The third-year tight end has practiced in full heading into Week 10, as it appears he is recovered from a hamstring injury that’s cost him the past few games. Though it will be nice to see him back out on the field, you’d be excused for not being aware that he’d left in the first place. Among all tight ends active for this Sunday’s slate, Howard ranks dead-last with a 9% target share and second-from-the-bottom with a paltry 0.16 PPR fantasy points gained per route run. He has been, without question, the biggest bust at his position so far in 2019. While I totally understand that Arizona has surrendered the most fantasy points per game to TEs, the fact that Howard’s yet to score even double-digit points in a single week can’t just be glossed over due to an appealing opponent.
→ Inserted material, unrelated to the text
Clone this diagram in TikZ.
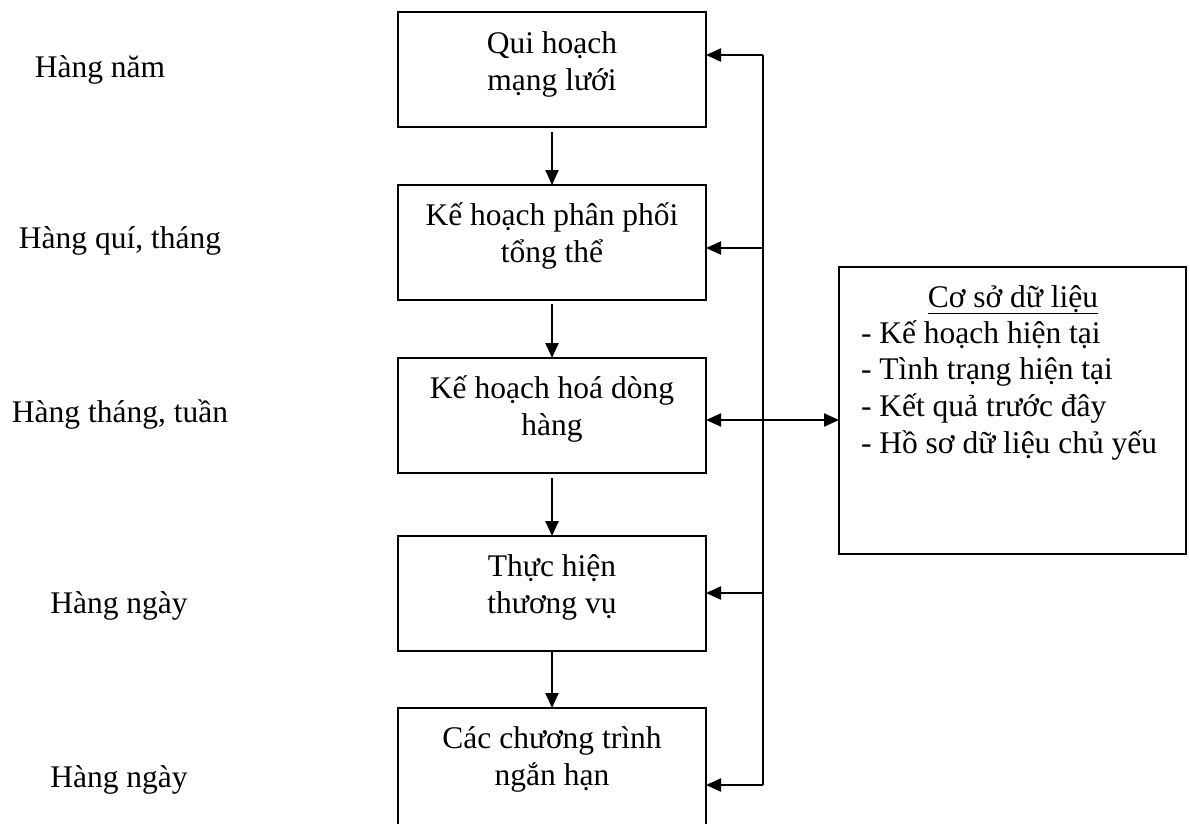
\documentclass[tikz,border=0pt]{standalone}
\usepackage{fontspec}
\setmainfont{Liberation Serif}
\usetikzlibrary{arrows.meta}
\begin{document}
\begin{tikzpicture}[x=1pt,y=-1pt,
  every node/.style={inner sep=0pt,outer sep=0pt},
  txt/.style={font=\fontsize{31.5}{37}\selectfont,anchor=base,align=center},
  ltxt/.style={font=\fontsize{31.5}{37}\selectfont,anchor=base west},
  stepbox/.style={draw,line width=2pt,minimum width=308pt,minimum height=115pt},
  conn/.style={line width=2.2pt},
  arr/.style={conn,-{Triangle[length=15pt,width=13pt]}},
  darr/.style={conn,{Triangle[length=15pt,width=13pt]}-{Triangle[length=15pt,width=13pt]}}]
\path[use as bounding box,clip] (0,0) rectangle (1190,823);
\fill[white] (0,0) rectangle (1190,823);
% boxes
\node[stepbox] (b1) at (552,69.5) {};
\node[stepbox] (b2) at (552,242.5) {};
\node[stepbox] (b3) at (552,415.5) {};
\node[stepbox] (b4) at (552,593.5) {};
\node[stepbox,minimum height=120pt] (b5) at (552,768) {};
\node[draw,line width=2pt,minimum width=347pt,minimum height=287pt] (db) at (1012.5,410.5) {};
% box texts (base anchor = last line)
\node[txt] (t1) at (552,90) {Qui hoạch\\mạng lưới};
\node[txt] (t2) at (552,262) {Kế hoạch phân phối\\tổng thể};
\node[txt] (t3) at (552,435) {Kế hoạch hoá dòng\\hàng};
\node[txt] (t4) at (552,613) {Thực hiện\\thương vụ};
\node[txt] (t5) at (552,785) {Các chương trình\\ngắn hạn};
% left labels
\node[txt] (l1) at (100,77) {Hàng năm};
\node[txt] (l2) at (120,248) {Hàng quí, tháng};
\node[txt] (l3) at (120,422) {Hàng tháng, tuần};
\node[txt] (l4) at (119,613) {Hàng ngày};
\node[txt] (l5) at (119,787) {Hàng ngày};
% database text
\node[txt] (dbt) at (1013,307) {\underline{Cơ sở dữ liệu}};
\node[ltxt] (d1) at (861,343) {- Kế hoạch hiện tại};
\node[ltxt] (d2) at (861,379.7) {- Tình trạng hiện tại};
\node[ltxt] (d3) at (861,416.3) {- Kết quả trước đây};
\node[ltxt] (d4) at (861,453) {- Hồ sơ dữ liệu chủ yếu};
% down arrows
\draw[arr,shorten <=5pt] (b1) -- (b2);
\draw[arr,shorten <=4pt] (b2) -- (b3);
\draw[arr,shorten <=5pt] (b3) -- (b4);
\draw[arr] (b4) -- (b5);
% feedback line
\coordinate (v1) at (763,55);
\coordinate (v2) at (763,248);
\coordinate (v3) at (763,420);
\coordinate (v4) at (763,593);
\coordinate (v5) at (763,785);
\draw[conn] (v1) -- (v5);
\draw[arr] (v1) -- (b1.east |- v1);
\draw[arr] (v2) -- (b2.east |- v2);
\draw[arr] (v4) -- (b4.east |- v4);
\draw[arr] (v5) -- (b5.east |- v5);
\draw[darr] (b3.east |- v3) -- (db.west |- v3);
\end{tikzpicture}
\end{document}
Fantasy Football Analysis, Tampa Bay Buccaneers TE O.J. Howard
The Cardinals are conceding a 27% target share and 9.8 yards per pass attempt to opposing tight ends. Both unsurprisingly are the worst marks in the NFL. This is a poor defense with an obvious weakness. Still, while I’ll begrudgingly admit that you should be utilizing Howard this weekend, I’m not about to proclaim him a high-floor option. He’s not someone I’m looking to get anything close to 100% exposure to in DFS. I mean, even if he’s wide open on every snap, Jameis Winston has to physically get him the ball. Tampa Bay has directed passes to its TEs at a mere 13% clip going back to the beginning of Week 5 and, for the entire season, Mike Evans and Chris Godwin own the league’s highest combined target share at 48.8%. This offense is a duopoly. That’s not magically going to change.